Exercise goal: Without the pictures, return all of the material exactly as written.

◆ ◆ ◆ ◆ ◆

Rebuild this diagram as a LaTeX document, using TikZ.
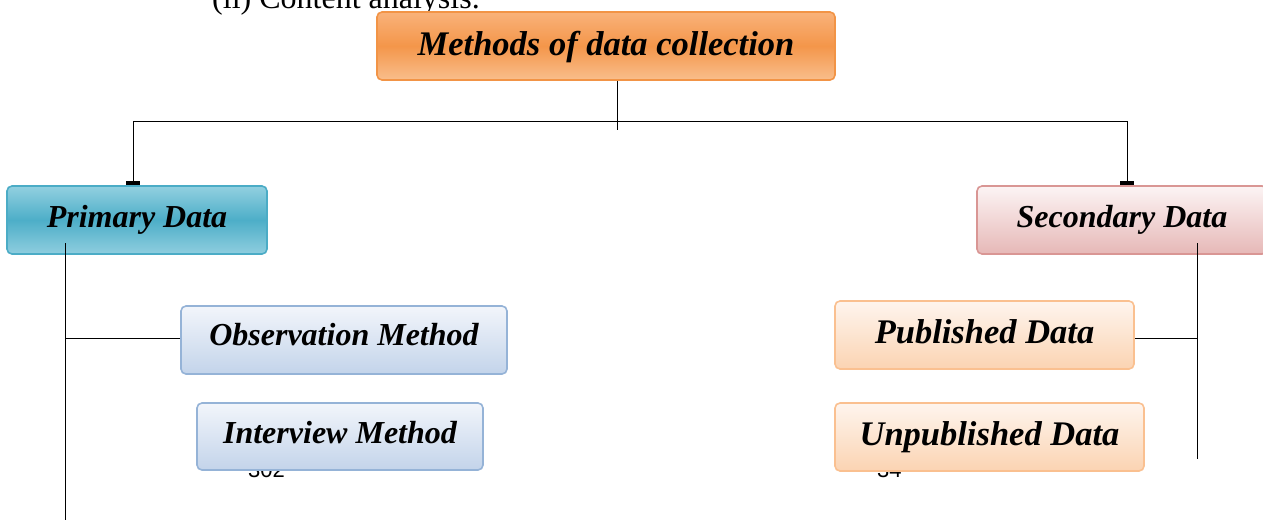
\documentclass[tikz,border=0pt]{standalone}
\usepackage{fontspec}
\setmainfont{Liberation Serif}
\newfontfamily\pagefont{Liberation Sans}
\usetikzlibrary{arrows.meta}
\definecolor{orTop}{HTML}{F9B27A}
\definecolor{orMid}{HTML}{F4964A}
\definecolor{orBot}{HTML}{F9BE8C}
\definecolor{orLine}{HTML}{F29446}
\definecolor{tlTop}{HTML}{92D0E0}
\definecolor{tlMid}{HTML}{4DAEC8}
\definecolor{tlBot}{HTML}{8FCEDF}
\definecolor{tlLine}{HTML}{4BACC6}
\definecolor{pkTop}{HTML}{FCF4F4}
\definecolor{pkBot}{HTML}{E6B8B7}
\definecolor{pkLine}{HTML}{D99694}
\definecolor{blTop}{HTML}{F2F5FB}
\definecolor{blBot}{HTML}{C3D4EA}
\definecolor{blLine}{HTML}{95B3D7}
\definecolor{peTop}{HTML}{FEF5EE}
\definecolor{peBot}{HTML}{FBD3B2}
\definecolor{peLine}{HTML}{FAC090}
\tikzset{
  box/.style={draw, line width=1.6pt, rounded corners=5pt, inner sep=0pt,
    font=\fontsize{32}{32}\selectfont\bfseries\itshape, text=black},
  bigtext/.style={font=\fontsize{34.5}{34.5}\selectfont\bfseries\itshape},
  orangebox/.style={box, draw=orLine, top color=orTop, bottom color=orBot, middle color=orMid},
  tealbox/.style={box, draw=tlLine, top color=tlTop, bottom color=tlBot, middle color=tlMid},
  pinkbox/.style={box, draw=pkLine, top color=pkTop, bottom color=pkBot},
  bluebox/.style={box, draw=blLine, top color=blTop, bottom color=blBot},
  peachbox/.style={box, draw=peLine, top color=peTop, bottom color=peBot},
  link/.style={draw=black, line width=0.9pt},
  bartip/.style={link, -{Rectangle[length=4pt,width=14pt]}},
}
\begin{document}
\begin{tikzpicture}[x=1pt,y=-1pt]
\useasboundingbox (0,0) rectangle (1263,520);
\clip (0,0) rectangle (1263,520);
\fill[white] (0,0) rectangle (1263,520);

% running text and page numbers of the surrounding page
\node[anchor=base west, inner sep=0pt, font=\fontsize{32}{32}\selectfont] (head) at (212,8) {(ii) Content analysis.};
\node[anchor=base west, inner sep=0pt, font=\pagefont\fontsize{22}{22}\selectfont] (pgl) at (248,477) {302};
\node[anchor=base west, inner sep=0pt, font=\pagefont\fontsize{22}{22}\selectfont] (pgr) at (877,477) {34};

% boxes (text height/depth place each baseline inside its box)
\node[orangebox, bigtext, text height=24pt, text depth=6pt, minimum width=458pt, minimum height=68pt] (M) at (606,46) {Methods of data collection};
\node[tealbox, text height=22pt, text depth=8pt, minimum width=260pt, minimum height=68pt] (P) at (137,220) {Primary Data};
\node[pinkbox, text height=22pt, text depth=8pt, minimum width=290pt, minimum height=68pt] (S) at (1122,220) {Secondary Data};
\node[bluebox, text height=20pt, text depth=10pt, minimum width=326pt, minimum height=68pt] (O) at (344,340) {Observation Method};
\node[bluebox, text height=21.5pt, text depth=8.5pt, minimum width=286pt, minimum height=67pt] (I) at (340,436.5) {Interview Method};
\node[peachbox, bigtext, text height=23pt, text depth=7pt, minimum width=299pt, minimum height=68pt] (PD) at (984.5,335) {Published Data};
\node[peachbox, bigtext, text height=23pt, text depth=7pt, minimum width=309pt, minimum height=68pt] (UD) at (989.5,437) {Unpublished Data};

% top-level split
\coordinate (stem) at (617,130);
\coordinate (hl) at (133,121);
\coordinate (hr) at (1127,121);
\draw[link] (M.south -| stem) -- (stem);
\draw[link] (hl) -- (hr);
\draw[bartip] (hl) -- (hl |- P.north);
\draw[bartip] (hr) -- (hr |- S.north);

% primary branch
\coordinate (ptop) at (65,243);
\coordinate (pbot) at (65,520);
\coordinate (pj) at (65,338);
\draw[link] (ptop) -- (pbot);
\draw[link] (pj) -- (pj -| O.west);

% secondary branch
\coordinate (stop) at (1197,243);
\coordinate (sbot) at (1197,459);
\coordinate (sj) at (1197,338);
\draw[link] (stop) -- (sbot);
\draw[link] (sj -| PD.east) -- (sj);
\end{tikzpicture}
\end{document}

◆ ◆ ◆ ◆ ◆

Answer to the task:
Rebuild this diagram as a LaTeX document, using TikZ.
\documentclass[tikz,border=0pt]{standalone}
\usepackage{fontspec}
\setmainfont{Liberation Serif}
\newfontfamily\pagefont{Liberation Sans}
\usetikzlibrary{arrows.meta}
\definecolor{orTop}{HTML}{F9B27A}
\definecolor{orMid}{HTML}{F4964A}
\definecolor{orBot}{HTML}{F9BE8C}
\definecolor{orLine}{HTML}{F29446}
\definecolor{tlTop}{HTML}{92D0E0}
\definecolor{tlMid}{HTML}{4DAEC8}
\definecolor{tlBot}{HTML}{8FCEDF}
\definecolor{tlLine}{HTML}{4BACC6}
\definecolor{pkTop}{HTML}{FCF4F4}
\definecolor{pkBot}{HTML}{E6B8B7}
\definecolor{pkLine}{HTML}{D99694}
\definecolor{blTop}{HTML}{F2F5FB}
\definecolor{blBot}{HTML}{C3D4EA}
\definecolor{blLine}{HTML}{95B3D7}
\definecolor{peTop}{HTML}{FEF5EE}
\definecolor{peBot}{HTML}{FBD3B2}
\definecolor{peLine}{HTML}{FAC090}
\tikzset{
  box/.style={draw, line width=1.6pt, rounded corners=5pt, inner sep=0pt,
    font=\fontsize{32}{32}\selectfont\bfseries\itshape, text=black},
  bigtext/.style={font=\fontsize{34.5}{34.5}\selectfont\bfseries\itshape},
  orangebox/.style={box, draw=orLine, top color=orTop, bottom color=orBot, middle color=orMid},
  tealbox/.style={box, draw=tlLine, top color=tlTop, bottom color=tlBot, middle color=tlMid},
  pinkbox/.style={box, draw=pkLine, top color=pkTop, bottom color=pkBot},
  bluebox/.style={box, draw=blLine, top color=blTop, bottom color=blBot},
  peachbox/.style={box, draw=peLine, top color=peTop, bottom color=peBot},
  link/.style={draw=black, line width=0.9pt},
  bartip/.style={link, -{Rectangle[length=4pt,width=14pt]}},
}
\begin{document}
\begin{tikzpicture}[x=1pt,y=-1pt]
\useasboundingbox (0,0) rectangle (1263,520);
\clip (0,0) rectangle (1263,520);
\fill[white] (0,0) rectangle (1263,520);

% running text and page numbers of the surrounding page
\node[anchor=base west, inner sep=0pt, font=\fontsize{32}{32}\selectfont] (head) at (212,8) {(ii) Content analysis.};
\node[anchor=base west, inner sep=0pt, font=\pagefont\fontsize{22}{22}\selectfont] (pgl) at (248,477) {302};
\node[anchor=base west, inner sep=0pt, font=\pagefont\fontsize{22}{22}\selectfont] (pgr) at (877,477) {34};

% boxes (text height/depth place each baseline inside its box)
\node[orangebox, bigtext, text height=24pt, text depth=6pt, minimum width=458pt, minimum height=68pt] (M) at (606,46) {Methods of data collection};
\node[tealbox, text height=22pt, text depth=8pt, minimum width=260pt, minimum height=68pt] (P) at (137,220) {Primary Data};
\node[pinkbox, text height=22pt, text depth=8pt, minimum width=290pt, minimum height=68pt] (S) at (1122,220) {Secondary Data};
\node[bluebox, text height=20pt, text depth=10pt, minimum width=326pt, minimum height=68pt] (O) at (344,340) {Observation Method};
\node[bluebox, text height=21.5pt, text depth=8.5pt, minimum width=286pt, minimum height=67pt] (I) at (340,436.5) {Interview Method};
\node[peachbox, bigtext, text height=23pt, text depth=7pt, minimum width=299pt, minimum height=68pt] (PD) at (984.5,335) {Published Data};
\node[peachbox, bigtext, text height=23pt, text depth=7pt, minimum width=309pt, minimum height=68pt] (UD) at (989.5,437) {Unpublished Data};

% top-level split
\coordinate (stem) at (617,130);
\coordinate (hl) at (133,121);
\coordinate (hr) at (1127,121);
\draw[link] (M.south -| stem) -- (stem);
\draw[link] (hl) -- (hr);
\draw[bartip] (hl) -- (hl |- P.north);
\draw[bartip] (hr) -- (hr |- S.north);

% primary branch
\coordinate (ptop) at (65,243);
\coordinate (pbot) at (65,520);
\coordinate (pj) at (65,338);
\draw[link] (ptop) -- (pbot);
\draw[link] (pj) -- (pj -| O.west);

% secondary branch
\coordinate (stop) at (1197,243);
\coordinate (sbot) at (1197,459);
\coordinate (sj) at (1197,338);
\draw[link] (stop) -- (sbot);
\draw[link] (sj -| PD.east) -- (sj);
\end{tikzpicture}
\end{document}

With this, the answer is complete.